Some of the gab-line firms also have established numbers that can be called free of charge.
Employees at one of the firms that offer the free dial-a-porn lines, Sapphire Communications of Pennsylvania Inc., referred questions about the services to the company's New York lawyer. The attorney did not return repeated phone calls yesterday and Monday.
The phone company has determined that at least five firms are using no- charge lines to provide dial-a-porn and party-line services, but was able to contact only one, Duddy said yesterday. Duddy said that firm, which he would not identify, told Bell it was using the free number to drum up business for its billable services.
In response to widespread consumer complaints, the phone company in August assigned a special exchange to dial-a-porn and party-line services. Previously, the services, which are part of a wide array of what the phone company calls audio-text services, ranging from dial-a-prayer to the latest stock quotations, all could be reached via phone numbers with a 976 exchange. The controversial dial-a-porn and gab-lines were assigned to a 556 exchange that could only be reached by Bell customers who asked in writing to have access to them.
As a service to the firms that provide the messages or information, Bell bills its customers who dial the 976 or 556 numbers, then passes on what it collects to the firms. Bell charges the firms a fee for the billing services, and so shares in the profits the calls produce.

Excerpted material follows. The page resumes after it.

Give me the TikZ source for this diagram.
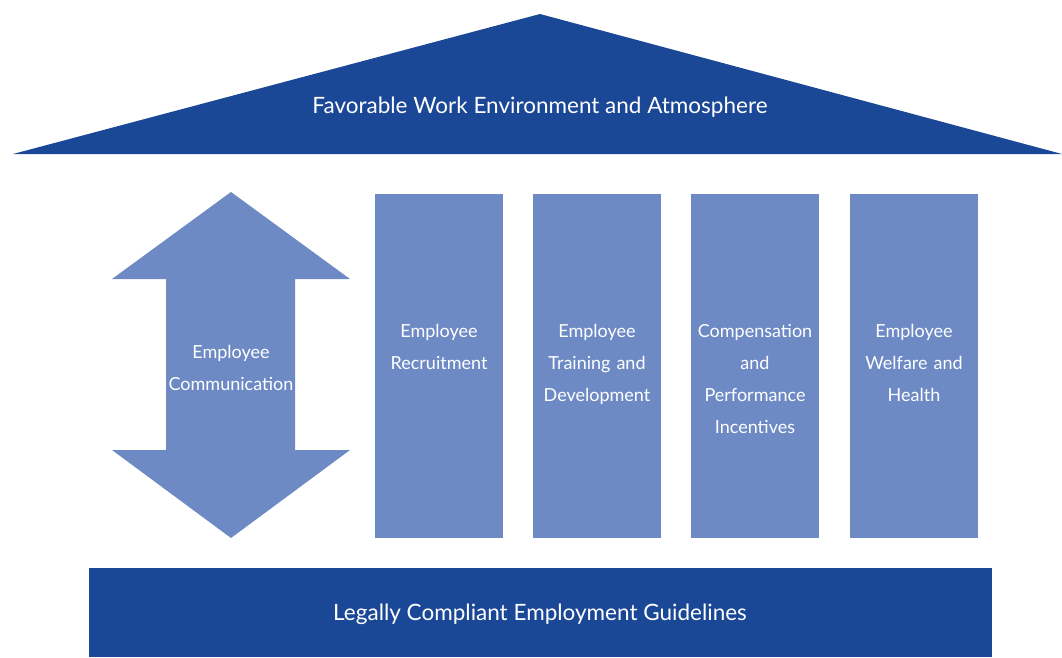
\documentclass[tikz,border=0pt]{standalone}
\usepackage{fontspec}
\setmainfont{Lato}
\definecolor{darkblue}{HTML}{1B4797}
\definecolor{lightblue}{HTML}{6D8AC5}
\begin{document}
\begin{tikzpicture}[x=1pt,y=-1pt,
  coltext/.style={text=white,font=\fontsize{18}{32}\selectfont,align=center,text width=128pt},
  bigtext/.style={text=white,font=\fontsize{22.5}{26}\selectfont},
  pillar/.style={fill=lightblue,draw=none,minimum width=128pt,minimum height=344pt,inner sep=0pt}]
\useasboundingbox (0,0) rectangle (1062,657);
% roof
\fill[darkblue] (13,154) -- (540,14) -- (1062,154) -- cycle;
\node[bigtext] (roof) at (540,107) {Favorable Work Environment and Atmosphere};
% arrow
\fill[lightblue] (231,192) -- (350,279) -- (295,279) -- (295,450) -- (350,450) -- (231,538) -- (112,450) -- (166,450) -- (166,279) -- (112,279) -- cycle;
\node[coltext] (comm) at (231,368) {Employee\\Communication};
% pillars
\node[pillar] (p1) at (439,366) {};
\node[pillar] (p2) at (597,366) {};
\node[pillar] (p3) at (755,366) {};
\node[pillar] (p4) at (914,366) {};
\node[coltext] (t1) at (439,347) {Employee\\Recruitment};
\node[coltext] (t2) at (597,364) {Employee\\Training and\\Development};
\node[coltext] (t3) at (755,379) {Compensation\\and\\Performance\\Incentives};
\node[coltext] (t4) at (914,363) {Employee\\Welfare and\\Health};
% base
\fill[darkblue] (89,568) rectangle (992,657);
\node[bigtext] (base) at (540,614) {Legally Compliant Employment Guidelines};
\end{tikzpicture}
\end{document}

But, according to Duddy, there is no way a customer can be billed for calls to the new numbers, which carry 471 and 474 exchanges serving Southwest Philadelphia.
The company believes calls to the dial-a-porn numbers are being routed to telephone-answering machines that simply play back sexually explicit messages when a connection is made.
"If you want to put a message on your answering machine, there's nothing we can do about it," Duddy said yesterday.